▽

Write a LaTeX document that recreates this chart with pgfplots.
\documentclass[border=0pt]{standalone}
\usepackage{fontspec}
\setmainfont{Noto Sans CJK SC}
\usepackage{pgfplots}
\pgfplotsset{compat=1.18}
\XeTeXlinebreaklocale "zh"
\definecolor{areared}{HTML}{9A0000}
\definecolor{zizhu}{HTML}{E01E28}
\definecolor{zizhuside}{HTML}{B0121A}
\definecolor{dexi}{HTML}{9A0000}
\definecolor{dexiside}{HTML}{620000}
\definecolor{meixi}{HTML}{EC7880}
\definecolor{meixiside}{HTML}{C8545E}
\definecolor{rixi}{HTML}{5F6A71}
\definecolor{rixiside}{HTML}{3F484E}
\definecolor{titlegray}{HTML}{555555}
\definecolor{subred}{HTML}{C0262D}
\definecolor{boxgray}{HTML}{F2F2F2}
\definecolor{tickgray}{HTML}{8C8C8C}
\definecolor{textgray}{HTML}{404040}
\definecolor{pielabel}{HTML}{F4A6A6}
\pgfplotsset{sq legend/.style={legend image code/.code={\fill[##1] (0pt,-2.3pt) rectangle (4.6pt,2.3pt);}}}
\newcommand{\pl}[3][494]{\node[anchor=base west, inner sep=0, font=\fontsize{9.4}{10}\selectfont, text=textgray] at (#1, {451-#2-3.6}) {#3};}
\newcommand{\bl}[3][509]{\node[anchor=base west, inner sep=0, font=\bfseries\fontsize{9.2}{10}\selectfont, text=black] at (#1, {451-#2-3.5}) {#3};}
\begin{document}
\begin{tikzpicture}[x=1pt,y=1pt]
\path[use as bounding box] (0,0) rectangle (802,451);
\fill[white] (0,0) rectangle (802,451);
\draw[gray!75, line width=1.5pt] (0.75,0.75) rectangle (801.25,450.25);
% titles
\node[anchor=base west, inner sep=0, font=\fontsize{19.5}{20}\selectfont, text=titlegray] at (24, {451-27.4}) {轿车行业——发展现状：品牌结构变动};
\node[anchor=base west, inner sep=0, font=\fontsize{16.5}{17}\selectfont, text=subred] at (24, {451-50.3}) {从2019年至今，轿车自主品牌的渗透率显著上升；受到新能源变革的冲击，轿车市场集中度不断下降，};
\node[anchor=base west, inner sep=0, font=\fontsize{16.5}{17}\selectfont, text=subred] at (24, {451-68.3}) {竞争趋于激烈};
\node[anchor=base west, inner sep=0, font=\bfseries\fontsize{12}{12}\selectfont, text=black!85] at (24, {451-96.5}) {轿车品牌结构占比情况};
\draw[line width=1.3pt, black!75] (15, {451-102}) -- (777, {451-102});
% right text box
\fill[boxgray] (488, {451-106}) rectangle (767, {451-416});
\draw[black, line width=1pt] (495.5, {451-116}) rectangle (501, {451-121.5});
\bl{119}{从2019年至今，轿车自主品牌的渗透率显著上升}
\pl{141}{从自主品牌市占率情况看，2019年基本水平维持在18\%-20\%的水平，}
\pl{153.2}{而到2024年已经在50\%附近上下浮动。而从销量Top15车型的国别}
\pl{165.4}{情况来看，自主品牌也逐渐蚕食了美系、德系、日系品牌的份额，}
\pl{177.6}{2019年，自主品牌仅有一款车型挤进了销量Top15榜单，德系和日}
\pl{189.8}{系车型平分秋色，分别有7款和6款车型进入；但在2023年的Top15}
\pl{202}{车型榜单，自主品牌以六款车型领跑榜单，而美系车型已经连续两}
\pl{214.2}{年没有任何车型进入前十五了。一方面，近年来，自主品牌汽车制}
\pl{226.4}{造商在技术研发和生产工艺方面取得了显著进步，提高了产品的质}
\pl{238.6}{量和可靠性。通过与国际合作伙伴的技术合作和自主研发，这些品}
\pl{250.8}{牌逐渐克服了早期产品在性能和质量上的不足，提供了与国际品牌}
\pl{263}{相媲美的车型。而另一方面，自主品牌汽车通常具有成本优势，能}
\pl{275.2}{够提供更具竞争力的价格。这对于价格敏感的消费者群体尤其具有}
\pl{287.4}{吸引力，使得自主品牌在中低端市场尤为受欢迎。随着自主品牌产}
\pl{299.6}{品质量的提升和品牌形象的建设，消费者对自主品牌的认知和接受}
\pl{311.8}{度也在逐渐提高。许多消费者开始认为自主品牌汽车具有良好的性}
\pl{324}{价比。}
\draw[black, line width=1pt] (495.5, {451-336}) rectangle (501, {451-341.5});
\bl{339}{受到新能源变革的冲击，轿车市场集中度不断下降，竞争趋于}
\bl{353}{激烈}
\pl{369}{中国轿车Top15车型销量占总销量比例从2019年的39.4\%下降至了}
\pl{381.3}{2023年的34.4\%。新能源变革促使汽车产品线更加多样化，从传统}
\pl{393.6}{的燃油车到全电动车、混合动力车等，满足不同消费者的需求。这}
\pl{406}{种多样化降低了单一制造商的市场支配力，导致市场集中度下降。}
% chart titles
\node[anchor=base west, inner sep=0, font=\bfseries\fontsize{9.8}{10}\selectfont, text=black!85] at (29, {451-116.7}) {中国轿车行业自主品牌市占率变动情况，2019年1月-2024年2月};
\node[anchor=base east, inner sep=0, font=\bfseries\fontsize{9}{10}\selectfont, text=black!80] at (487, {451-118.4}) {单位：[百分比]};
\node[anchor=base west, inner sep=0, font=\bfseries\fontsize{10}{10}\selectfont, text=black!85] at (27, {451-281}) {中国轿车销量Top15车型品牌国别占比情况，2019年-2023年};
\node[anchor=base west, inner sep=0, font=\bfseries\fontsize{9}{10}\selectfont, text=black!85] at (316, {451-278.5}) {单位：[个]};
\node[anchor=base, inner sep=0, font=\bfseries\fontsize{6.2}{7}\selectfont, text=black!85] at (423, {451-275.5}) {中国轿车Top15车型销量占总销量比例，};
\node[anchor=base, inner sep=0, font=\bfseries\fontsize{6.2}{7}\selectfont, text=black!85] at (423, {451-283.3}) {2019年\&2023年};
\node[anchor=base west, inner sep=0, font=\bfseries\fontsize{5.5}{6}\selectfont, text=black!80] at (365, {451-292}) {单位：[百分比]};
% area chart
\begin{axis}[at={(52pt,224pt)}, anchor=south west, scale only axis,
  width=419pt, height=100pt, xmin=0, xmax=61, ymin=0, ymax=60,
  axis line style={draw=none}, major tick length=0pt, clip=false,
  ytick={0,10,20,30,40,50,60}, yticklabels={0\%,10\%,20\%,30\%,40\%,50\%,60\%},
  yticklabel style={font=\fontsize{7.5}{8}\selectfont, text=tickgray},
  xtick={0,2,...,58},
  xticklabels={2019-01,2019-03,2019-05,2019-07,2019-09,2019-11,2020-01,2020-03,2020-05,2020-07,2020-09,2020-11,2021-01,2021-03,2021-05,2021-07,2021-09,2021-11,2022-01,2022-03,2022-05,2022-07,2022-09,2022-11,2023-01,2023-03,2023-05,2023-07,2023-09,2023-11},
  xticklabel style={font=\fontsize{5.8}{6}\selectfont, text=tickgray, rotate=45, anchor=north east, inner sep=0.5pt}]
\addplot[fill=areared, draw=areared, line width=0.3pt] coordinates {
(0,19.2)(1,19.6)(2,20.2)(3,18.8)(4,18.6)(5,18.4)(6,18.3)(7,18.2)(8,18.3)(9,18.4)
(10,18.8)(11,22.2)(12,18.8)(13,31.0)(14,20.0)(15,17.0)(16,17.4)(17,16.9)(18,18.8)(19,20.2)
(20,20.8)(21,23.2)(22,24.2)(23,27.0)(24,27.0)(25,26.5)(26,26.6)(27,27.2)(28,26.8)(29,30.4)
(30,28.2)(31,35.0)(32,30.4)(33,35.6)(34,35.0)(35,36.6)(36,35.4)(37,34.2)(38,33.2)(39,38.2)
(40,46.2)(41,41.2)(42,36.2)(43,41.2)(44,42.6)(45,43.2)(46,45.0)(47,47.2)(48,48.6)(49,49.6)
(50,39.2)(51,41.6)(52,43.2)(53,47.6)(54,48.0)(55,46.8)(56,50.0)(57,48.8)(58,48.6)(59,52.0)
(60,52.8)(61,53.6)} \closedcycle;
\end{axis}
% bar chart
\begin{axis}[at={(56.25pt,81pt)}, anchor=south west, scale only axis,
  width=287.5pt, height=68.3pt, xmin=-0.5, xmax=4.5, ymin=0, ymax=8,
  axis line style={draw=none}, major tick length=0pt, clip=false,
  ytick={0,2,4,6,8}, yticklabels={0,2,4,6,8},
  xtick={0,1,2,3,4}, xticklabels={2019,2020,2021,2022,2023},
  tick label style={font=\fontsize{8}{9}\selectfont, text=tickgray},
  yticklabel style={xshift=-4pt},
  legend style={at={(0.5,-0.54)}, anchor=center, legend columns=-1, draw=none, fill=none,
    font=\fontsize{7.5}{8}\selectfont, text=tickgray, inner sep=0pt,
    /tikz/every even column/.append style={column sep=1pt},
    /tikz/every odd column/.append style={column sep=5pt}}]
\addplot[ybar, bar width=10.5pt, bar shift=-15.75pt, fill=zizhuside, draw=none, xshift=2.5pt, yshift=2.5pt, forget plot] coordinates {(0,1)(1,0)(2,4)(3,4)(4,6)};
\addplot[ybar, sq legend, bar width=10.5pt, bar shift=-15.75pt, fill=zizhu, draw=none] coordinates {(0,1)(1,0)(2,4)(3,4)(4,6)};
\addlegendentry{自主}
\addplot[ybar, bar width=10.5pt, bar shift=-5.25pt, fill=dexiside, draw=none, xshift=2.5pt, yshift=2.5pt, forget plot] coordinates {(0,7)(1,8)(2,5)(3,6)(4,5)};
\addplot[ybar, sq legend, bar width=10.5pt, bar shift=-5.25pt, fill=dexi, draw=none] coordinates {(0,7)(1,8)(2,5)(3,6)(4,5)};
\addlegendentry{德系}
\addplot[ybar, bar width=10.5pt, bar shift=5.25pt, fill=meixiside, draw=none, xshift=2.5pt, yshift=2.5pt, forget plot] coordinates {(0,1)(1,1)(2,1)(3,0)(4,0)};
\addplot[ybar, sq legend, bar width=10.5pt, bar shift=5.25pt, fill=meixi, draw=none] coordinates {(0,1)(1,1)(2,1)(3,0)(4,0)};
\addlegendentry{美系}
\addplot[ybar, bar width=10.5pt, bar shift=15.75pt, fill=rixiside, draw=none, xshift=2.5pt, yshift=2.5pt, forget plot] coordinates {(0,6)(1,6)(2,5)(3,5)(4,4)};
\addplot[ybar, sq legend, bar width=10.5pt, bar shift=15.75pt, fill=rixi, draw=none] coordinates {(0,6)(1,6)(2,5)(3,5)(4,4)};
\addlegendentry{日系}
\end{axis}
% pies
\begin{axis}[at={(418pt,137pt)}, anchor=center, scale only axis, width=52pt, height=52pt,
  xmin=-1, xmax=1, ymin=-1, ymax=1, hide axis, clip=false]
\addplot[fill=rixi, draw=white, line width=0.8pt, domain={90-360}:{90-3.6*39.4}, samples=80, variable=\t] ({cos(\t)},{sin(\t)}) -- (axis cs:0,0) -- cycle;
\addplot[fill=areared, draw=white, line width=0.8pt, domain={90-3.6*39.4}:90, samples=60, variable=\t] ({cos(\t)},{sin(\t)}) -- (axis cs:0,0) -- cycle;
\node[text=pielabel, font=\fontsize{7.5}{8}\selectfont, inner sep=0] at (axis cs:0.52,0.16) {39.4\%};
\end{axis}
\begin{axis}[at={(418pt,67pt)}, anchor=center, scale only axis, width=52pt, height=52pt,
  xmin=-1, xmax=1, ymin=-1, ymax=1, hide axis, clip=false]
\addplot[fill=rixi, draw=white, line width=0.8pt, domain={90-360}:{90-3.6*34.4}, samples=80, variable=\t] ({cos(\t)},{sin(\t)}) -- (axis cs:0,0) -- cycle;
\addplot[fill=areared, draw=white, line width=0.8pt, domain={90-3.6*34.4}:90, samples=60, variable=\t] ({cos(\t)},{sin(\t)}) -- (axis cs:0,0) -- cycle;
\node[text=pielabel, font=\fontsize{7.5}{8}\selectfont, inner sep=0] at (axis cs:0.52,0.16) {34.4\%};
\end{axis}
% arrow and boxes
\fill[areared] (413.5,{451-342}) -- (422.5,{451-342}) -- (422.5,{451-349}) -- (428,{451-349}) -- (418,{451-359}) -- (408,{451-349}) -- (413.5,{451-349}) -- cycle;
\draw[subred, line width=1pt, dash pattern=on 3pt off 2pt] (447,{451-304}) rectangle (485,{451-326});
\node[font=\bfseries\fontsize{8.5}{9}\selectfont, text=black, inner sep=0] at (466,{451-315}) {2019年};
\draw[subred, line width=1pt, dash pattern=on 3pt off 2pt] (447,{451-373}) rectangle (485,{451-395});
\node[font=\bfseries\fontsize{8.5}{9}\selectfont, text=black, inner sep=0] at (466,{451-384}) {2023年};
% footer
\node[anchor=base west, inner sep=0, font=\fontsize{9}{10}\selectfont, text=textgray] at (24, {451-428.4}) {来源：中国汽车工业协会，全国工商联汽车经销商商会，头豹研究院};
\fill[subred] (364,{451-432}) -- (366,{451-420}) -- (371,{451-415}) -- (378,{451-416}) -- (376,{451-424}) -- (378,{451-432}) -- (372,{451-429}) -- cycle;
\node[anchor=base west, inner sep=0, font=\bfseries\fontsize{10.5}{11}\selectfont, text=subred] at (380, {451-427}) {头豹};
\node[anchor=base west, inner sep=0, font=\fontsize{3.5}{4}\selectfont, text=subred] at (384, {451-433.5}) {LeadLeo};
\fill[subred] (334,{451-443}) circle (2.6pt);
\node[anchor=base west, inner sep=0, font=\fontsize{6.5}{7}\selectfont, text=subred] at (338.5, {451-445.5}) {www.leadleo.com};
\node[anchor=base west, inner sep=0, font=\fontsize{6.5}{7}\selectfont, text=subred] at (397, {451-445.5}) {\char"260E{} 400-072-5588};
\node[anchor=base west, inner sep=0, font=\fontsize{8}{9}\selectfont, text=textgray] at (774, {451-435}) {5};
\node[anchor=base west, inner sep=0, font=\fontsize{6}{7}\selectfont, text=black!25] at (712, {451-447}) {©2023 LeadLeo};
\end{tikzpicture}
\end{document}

△

▶ [Exercise objective]: Which lines include "chart"? Copy each of them out.

▶ [The completed task]:
Write a LaTeX document that recreates this chart with pgfplots.
% chart titles
% area chart
% bar chart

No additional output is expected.